WHAT IS NEEDED:
Transcribe the whole listing without a single picture.
--- Start ---
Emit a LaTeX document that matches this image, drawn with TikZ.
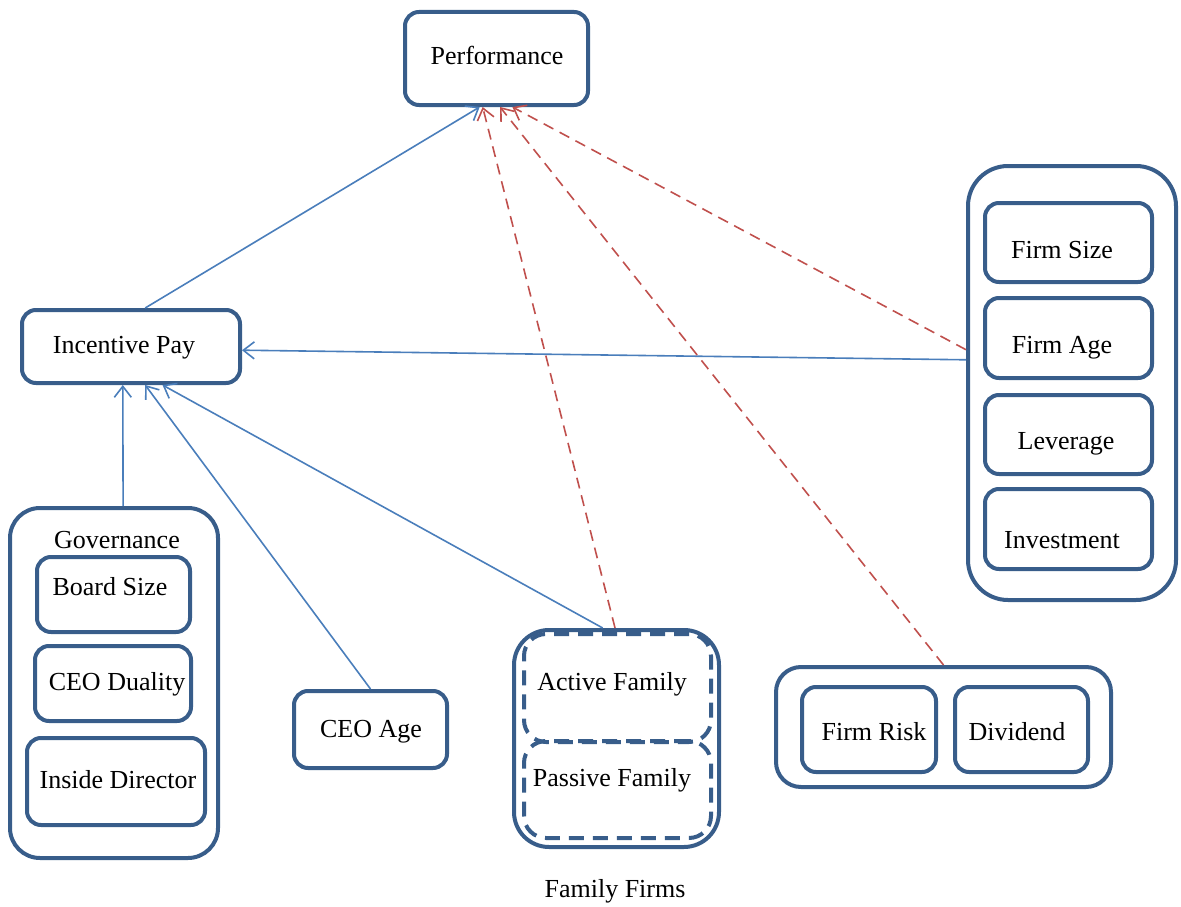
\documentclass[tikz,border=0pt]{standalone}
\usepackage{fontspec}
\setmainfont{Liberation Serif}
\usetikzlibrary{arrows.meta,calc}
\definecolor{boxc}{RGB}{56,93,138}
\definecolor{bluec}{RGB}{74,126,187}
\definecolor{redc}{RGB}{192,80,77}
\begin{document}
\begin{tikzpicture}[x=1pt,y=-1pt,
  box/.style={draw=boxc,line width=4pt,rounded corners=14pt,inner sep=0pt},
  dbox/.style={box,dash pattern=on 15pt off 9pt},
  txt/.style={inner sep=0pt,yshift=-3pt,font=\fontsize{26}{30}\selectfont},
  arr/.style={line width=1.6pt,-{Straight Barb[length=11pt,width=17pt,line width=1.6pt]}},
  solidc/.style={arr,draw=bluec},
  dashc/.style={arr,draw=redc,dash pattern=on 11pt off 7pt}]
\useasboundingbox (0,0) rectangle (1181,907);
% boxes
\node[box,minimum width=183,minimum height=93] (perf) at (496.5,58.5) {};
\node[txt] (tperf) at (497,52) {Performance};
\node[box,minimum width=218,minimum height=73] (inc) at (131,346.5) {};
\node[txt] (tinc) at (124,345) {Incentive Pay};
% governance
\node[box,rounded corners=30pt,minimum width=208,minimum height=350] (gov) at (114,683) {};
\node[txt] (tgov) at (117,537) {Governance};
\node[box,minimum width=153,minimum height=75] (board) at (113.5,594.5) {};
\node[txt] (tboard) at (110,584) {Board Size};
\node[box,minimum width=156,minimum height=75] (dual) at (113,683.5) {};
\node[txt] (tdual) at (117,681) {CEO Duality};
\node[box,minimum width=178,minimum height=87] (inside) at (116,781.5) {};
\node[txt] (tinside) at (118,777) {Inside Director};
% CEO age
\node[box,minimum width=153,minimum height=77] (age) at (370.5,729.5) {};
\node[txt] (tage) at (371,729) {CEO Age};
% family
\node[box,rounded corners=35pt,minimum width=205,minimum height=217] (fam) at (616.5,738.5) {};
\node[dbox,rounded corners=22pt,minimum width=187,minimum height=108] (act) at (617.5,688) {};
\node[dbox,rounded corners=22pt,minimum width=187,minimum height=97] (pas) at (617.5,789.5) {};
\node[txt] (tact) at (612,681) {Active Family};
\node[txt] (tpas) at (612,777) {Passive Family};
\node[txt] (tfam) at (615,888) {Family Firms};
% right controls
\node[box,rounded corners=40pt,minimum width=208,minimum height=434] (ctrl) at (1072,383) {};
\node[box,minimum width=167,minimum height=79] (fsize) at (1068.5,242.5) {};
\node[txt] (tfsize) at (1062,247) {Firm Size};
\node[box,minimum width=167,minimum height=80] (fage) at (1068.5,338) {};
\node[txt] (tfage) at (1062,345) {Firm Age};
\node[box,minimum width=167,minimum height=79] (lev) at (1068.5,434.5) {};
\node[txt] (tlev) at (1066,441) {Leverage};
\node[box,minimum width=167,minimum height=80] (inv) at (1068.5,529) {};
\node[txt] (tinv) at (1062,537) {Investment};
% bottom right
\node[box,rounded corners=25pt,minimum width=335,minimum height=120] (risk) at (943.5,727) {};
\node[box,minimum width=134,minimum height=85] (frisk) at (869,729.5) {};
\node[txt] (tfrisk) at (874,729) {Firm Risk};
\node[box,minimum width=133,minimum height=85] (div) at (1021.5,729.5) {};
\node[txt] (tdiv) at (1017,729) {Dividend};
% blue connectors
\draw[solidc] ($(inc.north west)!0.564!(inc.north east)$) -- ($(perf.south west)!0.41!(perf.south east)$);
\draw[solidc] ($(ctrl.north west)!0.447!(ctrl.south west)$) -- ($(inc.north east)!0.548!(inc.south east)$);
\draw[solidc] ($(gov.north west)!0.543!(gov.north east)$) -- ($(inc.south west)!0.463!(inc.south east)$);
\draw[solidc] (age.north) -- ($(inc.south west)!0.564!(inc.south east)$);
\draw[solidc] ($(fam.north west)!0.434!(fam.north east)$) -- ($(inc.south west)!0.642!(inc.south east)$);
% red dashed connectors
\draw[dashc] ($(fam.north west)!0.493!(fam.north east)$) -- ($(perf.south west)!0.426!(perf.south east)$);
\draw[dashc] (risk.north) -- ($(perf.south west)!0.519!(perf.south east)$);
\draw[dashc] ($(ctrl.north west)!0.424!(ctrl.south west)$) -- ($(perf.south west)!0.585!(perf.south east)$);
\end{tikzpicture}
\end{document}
--- End ---
RESPONSE TO THE TASK:
Emit a LaTeX document that matches this image, drawn with TikZ.
\documentclass[tikz,border=0pt]{standalone}
\usepackage{fontspec}
\setmainfont{Liberation Serif}
\usetikzlibrary{arrows.meta,calc}
\definecolor{boxc}{RGB}{56,93,138}
\definecolor{bluec}{RGB}{74,126,187}
\definecolor{redc}{RGB}{192,80,77}
\begin{document}
\begin{tikzpicture}[x=1pt,y=-1pt,
  box/.style={draw=boxc,line width=4pt,rounded corners=14pt,inner sep=0pt},
  dbox/.style={box,dash pattern=on 15pt off 9pt},
  txt/.style={inner sep=0pt,yshift=-3pt,font=\fontsize{26}{30}\selectfont},
  arr/.style={line width=1.6pt,-{Straight Barb[length=11pt,width=17pt,line width=1.6pt]}},
  solidc/.style={arr,draw=bluec},
  dashc/.style={arr,draw=redc,dash pattern=on 11pt off 7pt}]
\useasboundingbox (0,0) rectangle (1181,907);
% boxes
\node[box,minimum width=183,minimum height=93] (perf) at (496.5,58.5) {};
\node[txt] (tperf) at (497,52) {Performance};
\node[box,minimum width=218,minimum height=73] (inc) at (131,346.5) {};
\node[txt] (tinc) at (124,345) {Incentive Pay};
% governance
\node[box,rounded corners=30pt,minimum width=208,minimum height=350] (gov) at (114,683) {};
\node[txt] (tgov) at (117,537) {Governance};
\node[box,minimum width=153,minimum height=75] (board) at (113.5,594.5) {};
\node[txt] (tboard) at (110,584) {Board Size};
\node[box,minimum width=156,minimum height=75] (dual) at (113,683.5) {};
\node[txt] (tdual) at (117,681) {CEO Duality};
\node[box,minimum width=178,minimum height=87] (inside) at (116,781.5) {};
\node[txt] (tinside) at (118,777) {Inside Director};
% CEO age
\node[box,minimum width=153,minimum height=77] (age) at (370.5,729.5) {};
\node[txt] (tage) at (371,729) {CEO Age};
% family
\node[box,rounded corners=35pt,minimum width=205,minimum height=217] (fam) at (616.5,738.5) {};
\node[dbox,rounded corners=22pt,minimum width=187,minimum height=108] (act) at (617.5,688) {};
\node[dbox,rounded corners=22pt,minimum width=187,minimum height=97] (pas) at (617.5,789.5) {};
\node[txt] (tact) at (612,681) {Active Family};
\node[txt] (tpas) at (612,777) {Passive Family};
\node[txt] (tfam) at (615,888) {Family Firms};
% right controls
\node[box,rounded corners=40pt,minimum width=208,minimum height=434] (ctrl) at (1072,383) {};
\node[box,minimum width=167,minimum height=79] (fsize) at (1068.5,242.5) {};
\node[txt] (tfsize) at (1062,247) {Firm Size};
\node[box,minimum width=167,minimum height=80] (fage) at (1068.5,338) {};
\node[txt] (tfage) at (1062,345) {Firm Age};
\node[box,minimum width=167,minimum height=79] (lev) at (1068.5,434.5) {};
\node[txt] (tlev) at (1066,441) {Leverage};
\node[box,minimum width=167,minimum height=80] (inv) at (1068.5,529) {};
\node[txt] (tinv) at (1062,537) {Investment};
% bottom right
\node[box,rounded corners=25pt,minimum width=335,minimum height=120] (risk) at (943.5,727) {};
\node[box,minimum width=134,minimum height=85] (frisk) at (869,729.5) {};
\node[txt] (tfrisk) at (874,729) {Firm Risk};
\node[box,minimum width=133,minimum height=85] (div) at (1021.5,729.5) {};
\node[txt] (tdiv) at (1017,729) {Dividend};
% blue connectors
\draw[solidc] ($(inc.north west)!0.564!(inc.north east)$) -- ($(perf.south west)!0.41!(perf.south east)$);
\draw[solidc] ($(ctrl.north west)!0.447!(ctrl.south west)$) -- ($(inc.north east)!0.548!(inc.south east)$);
\draw[solidc] ($(gov.north west)!0.543!(gov.north east)$) -- ($(inc.south west)!0.463!(inc.south east)$);
\draw[solidc] (age.north) -- ($(inc.south west)!0.564!(inc.south east)$);
\draw[solidc] ($(fam.north west)!0.434!(fam.north east)$) -- ($(inc.south west)!0.642!(inc.south east)$);
% red dashed connectors
\draw[dashc] ($(fam.north west)!0.493!(fam.north east)$) -- ($(perf.south west)!0.426!(perf.south east)$);
\draw[dashc] (risk.north) -- ($(perf.south west)!0.519!(perf.south east)$);
\draw[dashc] ($(ctrl.north west)!0.424!(ctrl.south west)$) -- ($(perf.south west)!0.585!(perf.south east)$);
\end{tikzpicture}
\end{document}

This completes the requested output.